Many have now turned toward alternative avenues to garner facts, but that is still a challenge as the true source of some information is difficult to locate. In my opinion, the same principle applies to our lives. We think we know where we are, but have we taken a hard look in the mirror lately? The mirror of reality doesn’t usually lie with where your business stands, where you are financially or with your health or relationships. Be honest. A good tool that will help you with this is the Position Workbook using the HALFERS Model. It’s a free download so make sure you get it and do the work.
Two: Create a Good Plan
Most of us don’t think about the actual flight plan when taking our seats on a plane. If you’re like most passengers, you’re just counting the hours until you land, then sit back to read or take a nap. However, I’m very happy our pilot and crew have a plan. Pilots not only have our course plotted but can’t take off until everything is correctly checked off a list. On one of our trips overseas, we had to de-board, then couldn’t re-board the plane until it was verified that the air conditioner was working properly.
This took a full re-start of all the plane’s computers to make this happen. At the very last minute, we were given the O.K. to board. This was when I realized I didn’t have a good backup plan. Most of us most probably would have had to find a corner to sleep in an airport with a hard floor and no food or comforts to be found. It’s a good illustration of how there are times in our lives even best-laid plans go awry. Unfortunately, many entertainers and those traveling for business face this dilemma all too often.
But a good plan and even backup plan will give you confidence to move forward. It doesn’t need to be fancy but should be logical and measurable. I speak a lot about goals and the implementation of good habits. Tiny steps toward your end goal (see: Tiny Habits) will get you there with consistency and less disruption. Establishing those habits may even get you there faster!
Three: Solicit Solid Accountability
Do you have an accountability partner or group? Finding and maintaining a group that will check in on each other is so very valuable and can have life-changing results! Gathering a group or an individual that will serve as a trusted source of feedback and accountability could be one of your best investments.
You may have multiple people or groups for different areas of your life. I often speak about my lifetime small group of ladies. We have been together for close to twenty years and share with each other our spiritual, family and professional goals. Tony van Veen shares how he meets with eight CEOS one morning a month and has for the past fifteen years. This keeps him grounded with trusted colleagues talking over ideas and business principles.

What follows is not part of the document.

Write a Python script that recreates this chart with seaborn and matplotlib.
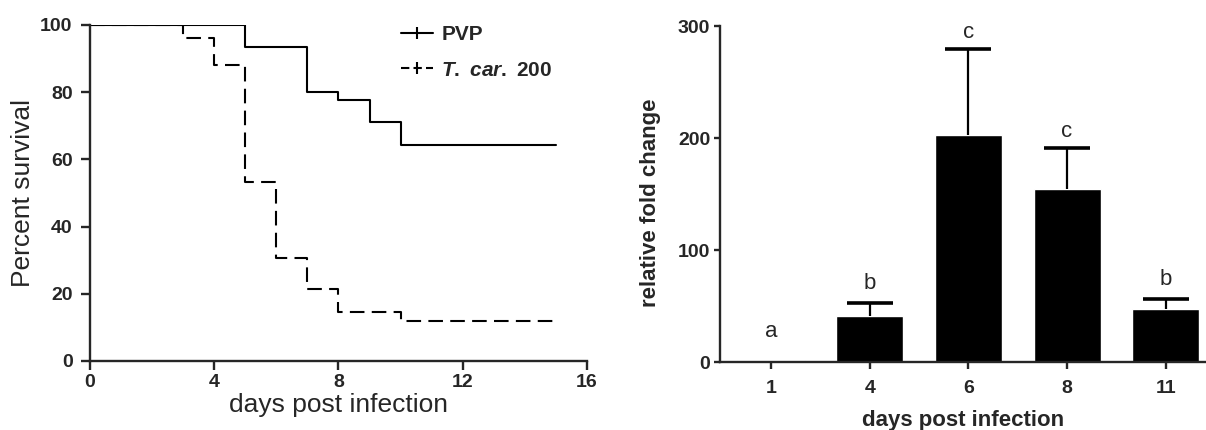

Think through your relationship circles. I talk about this in chapter seven in my book Women at Halftime. It is well-worth your time to determine who you can trust to bring into your accountability circle. (download FREE introduction: Women at Halftime book)
Four: Just Do It
If ever you’ve started a new exercise routine, you realize how hard it is to create momentum. It’s not just always hard to start, but even harder to continue. This is why most gyms know around 12 per cent of gym members sign up in January, and according to the Fitness Industry Association, most people have quit or stop going after 24 weeks. I actually think even that is a generous estimate. I’d be surprised if most make it past three months, which is 12 weeks.
I suggest you find some way that will help you stay the course. This is your responsibility. Your self-accountability. Find what works. It can be a timer, a good list or a reward system you set up for yourself. It may take some willpower and resolve, but for many situations you will be establishing a new healthy habit. Success is often the result of a new habit, especially when applied to a new goal. But success will elude you if you never start!
Five: Evaluate and Repeat
The process of evaluation is important to not only see what didn’t work, but to expand on what did. Don’t be afraid to discard what didn’t work. Though if you feel it’s worth giving it another shot, that’s a risk you can decide for yourself. However, cut your losses if you feel yourself spinning endlessly going nowhere, similar to getting caught on an endless roundabout!
I like to think of this process as positive layering. We keep building on the best foundations and layers to create a solid structure that is sustainable and functional. It is gradual and not overwhelming. I hope this process helps you look forward to your next chapter in life and business with hope, anticipation and a positive outlook. You know what to do. Just do it!
Unless we apply Just Do It, nothing will move forward in our lives.